Today I am looking at why I consider Wm. Morrison Supermarkets (LSE: MRW) to be an exceptionally risky stock selection.
Grocery sales continue to drag
Enduring pressure on consumers’ spending power, combined with vast competition growth in the British grocery space, has led to significant sales weakness across the middle-tier of the industry. Indeed, recent Kantar Worldpanel data showed total grocery sales in the UK rise just 1.7% in the 12 weeks to 25 May, the lowest rate of growth for more than a decade.
So far Morrisons has been the biggest casualty of the mid-ground grocers, as the supermarket ‘price wars’ have heated up and prompted customers to shop around for bargains. And by the looks of things further problems are in the offing, even though the business been extremely active in implementing heavy discounting across hundreds of its products.
Rather, these measures have simply eaten into the firm’s operating margin in recent times. This fell to 4.9% in the year ending February 2014 from 5.3% the previous year. I expect the firm’s move to slash prices on a further 1,200 products at the start of May to result in further pressure.
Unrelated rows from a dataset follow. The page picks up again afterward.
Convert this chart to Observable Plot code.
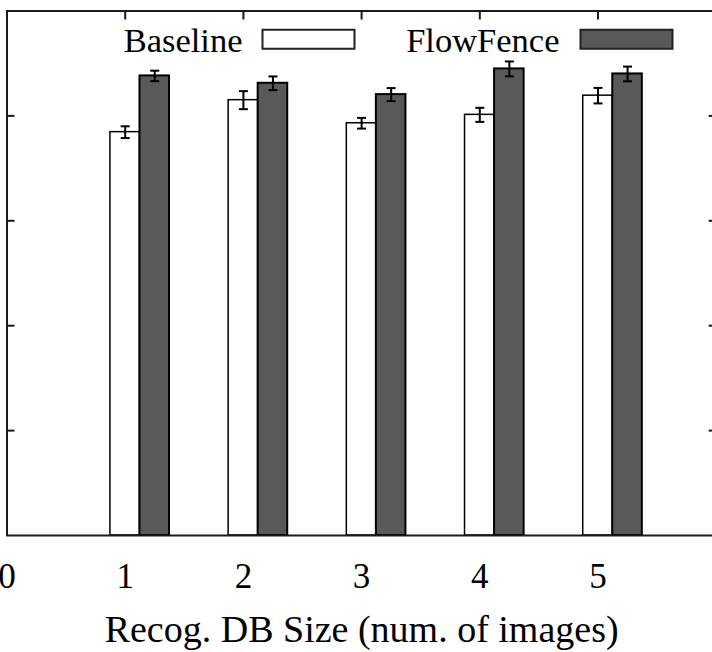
<!DOCTYPE html>
<html>
<head>
<meta charset="utf-8">
<script src="https://cdn.jsdelivr.net/npm/d3@7"></script>
<script src="https://cdn.jsdelivr.net/npm/@observablehq/plot@0.6"></script>
<style>
  html, body { margin: 0; padding: 0; background: #fff; overflow: hidden; }
  #chart svg { display: block; overflow: hidden; }
</style>
</head>
<body>
<div id="chart"></div>
<script>
// ---- data ----
const sizes = [1, 2, 3, 4, 5];
const baseline = [3.845, 4.150, 3.930, 4.010, 4.193];
const baselineErr = [0.056, 0.086, 0.051, 0.067, 0.074];
const flowfence = [4.381, 4.311, 4.203, 4.448, 4.400];
const flowfenceErr = [0.050, 0.065, 0.062, 0.071, 0.070];
const xTicks = [0, 1, 2, 3, 4, 5];
const yTicks = [1, 2, 3, 4];
const seriesNames = ["Baseline", "FlowFence"];
const xLabel = "Recog. DB Size (num. of images)";

// ---- build table ----
const barW = 0.25;
const rows = [];
sizes.forEach((s, i) => {
  rows.push({series: seriesNames[0], size: s, v: baseline[i], e: baselineErr[i], c: s});
  rows.push({series: seriesNames[1], size: s, v: flowfence[i], e: flowfenceErr[i], c: s + barW});
});

const fillOf = {Baseline: "#ffffff", FlowFence: "#595959"};
const ink = "#1a1a1a";
const font = "'Liberation Serif', 'DejaVu Serif', serif";
const noLabel = () => "";

const capSymbol = {draw(ctx) { ctx.moveTo(-4.5, 0); ctx.lineTo(4.5, 0); }};
const boxSymbol = {draw(ctx) { ctx.rect(-46, -9.5, 92, 19); }};

const chart = Plot.plot({
  width: 712,
  height: 652,
  marginLeft: 6.5,
  marginRight: -3.7,
  marginTop: 10.5,
  marginBottom: 117,
  style: {fontFamily: font, background: "#fff", color: ink},
  x: {type: "linear", domain: [0, 6]},
  y: {type: "linear", domain: [0, 5]},
  marks: [
    // inward ticks (mirrored, gnuplot style)
    Plot.axisX(xTicks, {anchor: "bottom", tickSize: -8, tickFormat: noLabel, label: null, stroke: ink, strokeWidth: 2}),
    Plot.axisX(xTicks, {anchor: "top", tickSize: -8, tickFormat: noLabel, label: null, stroke: ink, strokeWidth: 2}),
    Plot.axisY(yTicks, {anchor: "left", tickSize: -8, tickFormat: noLabel, label: null, stroke: ink, strokeWidth: 2}),
    Plot.axisY(yTicks, {anchor: "right", tickSize: -8, tickFormat: noLabel, label: null, stroke: ink, strokeWidth: 2}),
    // x tick labels
    Plot.axisX(xTicks, {anchor: "bottom", tickSize: 0, tickPadding: 28, fontSize: 35, fontFamily: font, label: null, fill: "#000", tickFormat: d => String(d)}),
    // bars
    Plot.rectY(rows, {
      x1: d => d.c - barW / 2, x2: d => d.c + barW / 2, y1: 0, y2: "v",
      fill: d => fillOf[d.series], stroke: "#000",
      strokeWidth: d => d.series === "Baseline" ? 1.5 : 2
    }),
    // error bars
    Plot.ruleX(rows, {x: "c", y1: d => d.v - d.e, y2: d => d.v + d.e, stroke: "#000", strokeWidth: 2}),
    Plot.dot(rows, {x: "c", y: d => d.v - d.e, symbol: capSymbol, stroke: "#000", strokeWidth: 2, r: 4.5}),
    Plot.dot(rows, {x: "c", y: d => d.v + d.e, symbol: capSymbol, stroke: "#000", strokeWidth: 2, r: 4.5}),
    // frame
    Plot.frame({stroke: ink, strokeWidth: 2}),
    // x axis title
    Plot.text([xLabel], {text: d => d, frameAnchor: "bottom", lineAnchor: "bottom", dy: 106, fontSize: 38, fontFamily: font, fill: "#000"}),
    // legend
    Plot.text([seriesNames[0]], {text: d => d, frameAnchor: "top-left", textAnchor: "end", lineAnchor: "bottom", dx: 235.5, dy: 40.5, fontSize: 34.5, fontFamily: font, fill: "#000"}),
    Plot.dot([seriesNames[0]], {frameAnchor: "top-left", dx: 301.5, dy: 28.3, symbol: boxSymbol, fill: fillOf.Baseline, stroke: "#222", strokeWidth: 2}),
    Plot.text([seriesNames[1]], {text: d => d, frameAnchor: "top-left", textAnchor: "end", lineAnchor: "bottom", dx: 552.5, dy: 40.5, fontSize: 34.5, fontFamily: font, fill: "#000"}),
    Plot.dot([seriesNames[1]], {frameAnchor: "top-left", dx: 619.5, dy: 28.3, symbol: boxSymbol, fill: fillOf.FlowFence, stroke: "#222", strokeWidth: 2})
  ]
});
document.getElementById("chart").appendChild(chart);
</script>
</body>
</html>
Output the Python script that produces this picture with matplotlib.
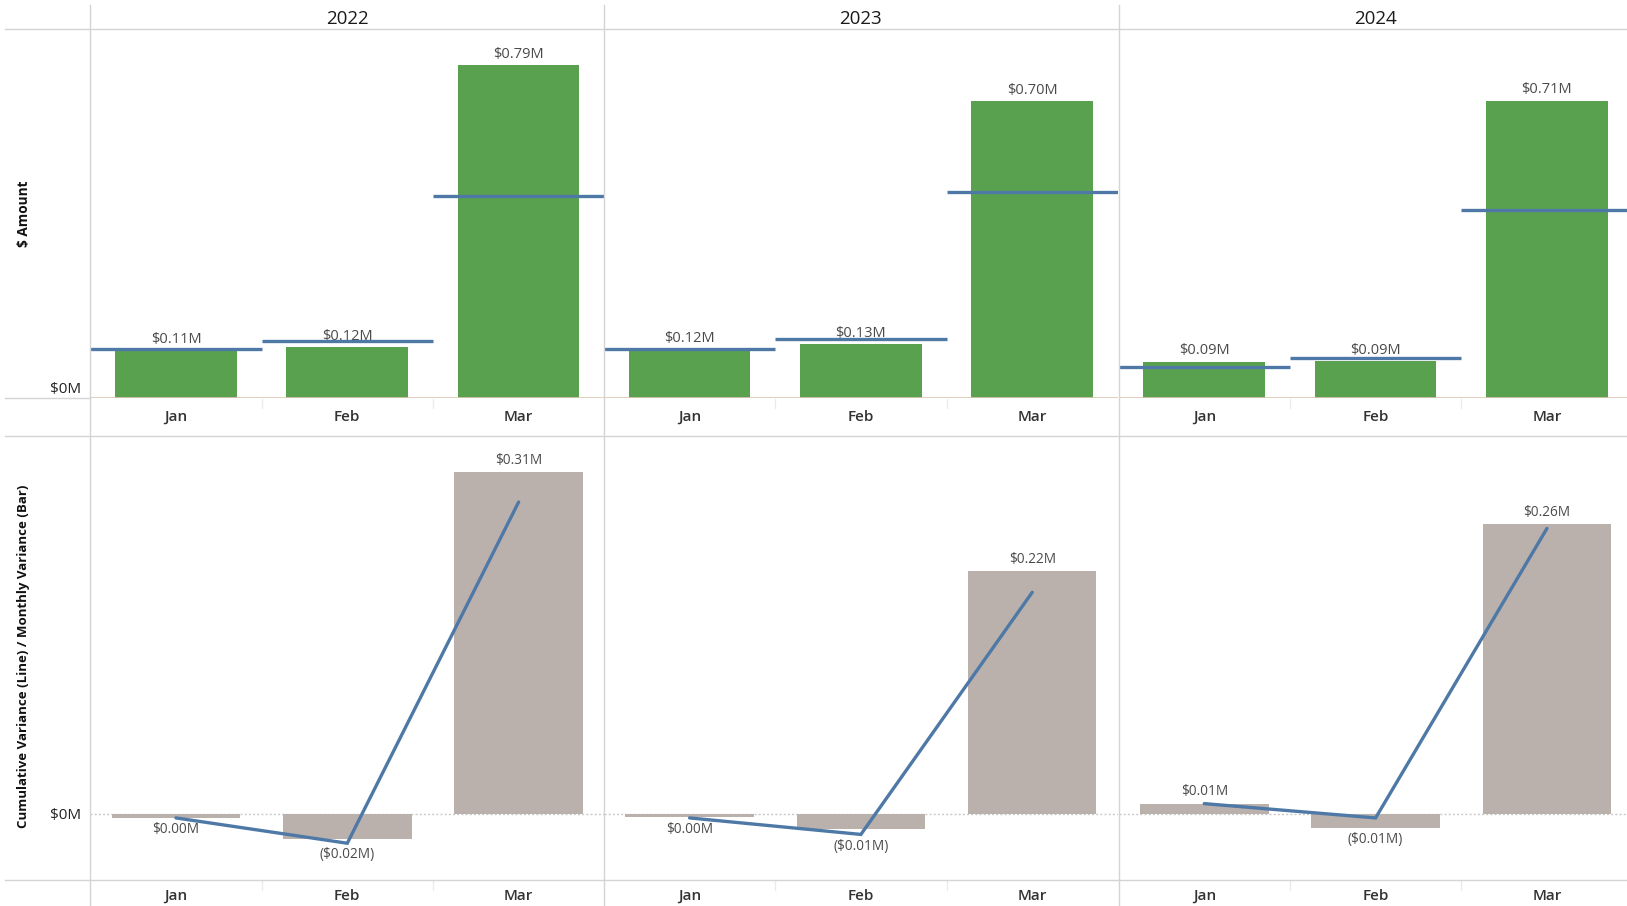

And while Morrisons’ initiatives have undoubtedly failed, the march of bargain-basement retailers such as Lidl and Aldi have continued apace, helped by the quality and excellent pricing of their products. Indeed, Kantar numbers showed sales at these outlets rise at an eye-watering annual rate of 22.7% and 35.9% respectively during the 12-week period. By comparison, till activity at Morrisons drooped 3.9%.
Furthermore, Morrisons’ price drops have also had nil effect on the rise of high-end chains such as Marks and Spencer Group and Waitrose, firms that are compounding the fragmentation of the UK grocery market. Indeed, the latter saw sales leap an impressive 6.1% in the three months to 25 May, its strategy of maintaining a premium image to stand out from the competition clearly paying dividends.
Morrisons’ plans to initiate vast cast-cutting across the business — the firm intends to slash £1bn from the costs column over the next three years — are likely to have little impact while sales continue to collapse. And although the business also intends to invest heavily in the white-hot growth areas of online and convenience store retailing, these sub-sectors are already dominated by the likes of Tesco and J Sainsbury.
Until Morrisons comes up with a truly inspiring strategy to turn around its ailing fortunes at the checkouts, rather than follow the crowd and hope for the best, I believe that further earnings pressure is on the cards.